The infrastructure designed and built to service a 1980s economy cannot keep up with 21st-century levels of supply and demand.

We need a new approach. Through the Business Council of Australia, Australia's biggest companies are suggesting solutions that aim to put planning and funding of infrastructure on a sustainable footing. The work that the BCA has released on the infrastructure issue demonstrates that the problems are not the result of high economic growth. Nor are they necessarily the consequence of a lack of investment.

The fundamental problem is the lack of frameworks and policies by governments and other decision-makers to plan for and co-ordinate future infrastructure needs. Many of our basic infrastructure assets cross state boundaries, and therefore require a national approach, or are interdependent on the policies and practices of other jurisdictions. By getting consistent policies and signals in place, the required investment in our infrastructure will be encouraged and better financed.

The council is calling on all levels of government in Australia -- federal, state and local -- to work together in a new way towards a national integrated infrastructure reform agenda covering urban and rural water, energy and greenhouse issues, freight and urban transport.

It is also calling for a reinvigorated Council of Australian Governments structure to develop such a plan, outlining clearly articulated principles, objectives and timetables.

Australians are tired of blame shifting between different levels of government.
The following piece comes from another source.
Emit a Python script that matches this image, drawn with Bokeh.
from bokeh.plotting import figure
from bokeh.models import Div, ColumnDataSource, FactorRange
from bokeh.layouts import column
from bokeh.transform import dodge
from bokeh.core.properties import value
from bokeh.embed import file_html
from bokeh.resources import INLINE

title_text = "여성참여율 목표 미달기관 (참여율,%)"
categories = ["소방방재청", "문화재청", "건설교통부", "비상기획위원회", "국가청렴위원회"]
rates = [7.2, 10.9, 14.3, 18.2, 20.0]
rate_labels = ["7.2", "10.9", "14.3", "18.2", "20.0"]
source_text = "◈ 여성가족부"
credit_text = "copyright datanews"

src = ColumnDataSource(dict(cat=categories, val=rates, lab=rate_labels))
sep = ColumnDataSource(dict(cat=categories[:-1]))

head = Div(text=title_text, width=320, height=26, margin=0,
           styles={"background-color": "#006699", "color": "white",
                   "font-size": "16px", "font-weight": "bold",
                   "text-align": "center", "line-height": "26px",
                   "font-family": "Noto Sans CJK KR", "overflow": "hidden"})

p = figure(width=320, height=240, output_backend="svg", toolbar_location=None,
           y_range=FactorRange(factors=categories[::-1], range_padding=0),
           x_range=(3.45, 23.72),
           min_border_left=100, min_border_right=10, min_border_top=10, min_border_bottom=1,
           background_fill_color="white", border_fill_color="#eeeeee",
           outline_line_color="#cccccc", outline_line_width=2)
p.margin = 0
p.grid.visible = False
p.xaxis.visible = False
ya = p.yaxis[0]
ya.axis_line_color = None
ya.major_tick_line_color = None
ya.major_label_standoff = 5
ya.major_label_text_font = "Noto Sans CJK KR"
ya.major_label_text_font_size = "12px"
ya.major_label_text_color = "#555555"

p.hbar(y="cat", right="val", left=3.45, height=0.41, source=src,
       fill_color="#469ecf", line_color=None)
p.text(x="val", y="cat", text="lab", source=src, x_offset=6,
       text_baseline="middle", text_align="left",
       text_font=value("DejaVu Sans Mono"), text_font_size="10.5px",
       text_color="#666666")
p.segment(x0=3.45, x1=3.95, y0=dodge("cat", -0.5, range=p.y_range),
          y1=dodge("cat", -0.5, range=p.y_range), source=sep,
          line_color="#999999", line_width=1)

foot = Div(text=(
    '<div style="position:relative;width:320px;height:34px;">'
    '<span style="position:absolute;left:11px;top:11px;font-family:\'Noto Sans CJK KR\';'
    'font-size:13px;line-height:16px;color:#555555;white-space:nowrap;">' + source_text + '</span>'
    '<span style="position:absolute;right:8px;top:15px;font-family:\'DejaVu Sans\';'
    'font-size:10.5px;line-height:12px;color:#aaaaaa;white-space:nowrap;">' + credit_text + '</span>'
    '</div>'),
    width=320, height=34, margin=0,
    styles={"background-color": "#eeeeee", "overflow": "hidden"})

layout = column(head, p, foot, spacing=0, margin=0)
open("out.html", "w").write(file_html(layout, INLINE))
That's why the BCA is suggesting that through the COAG process, the infrastructure roles and responsibilities for each tier of government should be clearly defined and tracked. Progress should be measured by a comprehensive annual state-of-the-nation infrastructure report.

The dividend from such a reform is potentially huge. The initial estimate by Port Jackson Partners, the infrastructure analysts the BCA commissioned to examine the issue, is that co-ordinated infrastructure policies that sustain growth can lift Australia's economic output by about $16billion a year.

No doubt, reasons will be put forward why federal and state governments can't come together on this issue. But the opportunity (and danger) for our economy is too great for the issue to continue to be dominated by the failed approaches of the past.

Rod Pearse is chairman of the Business Council of Australia's Sustainable Growth Taskforce and chief executive of Boral Limited.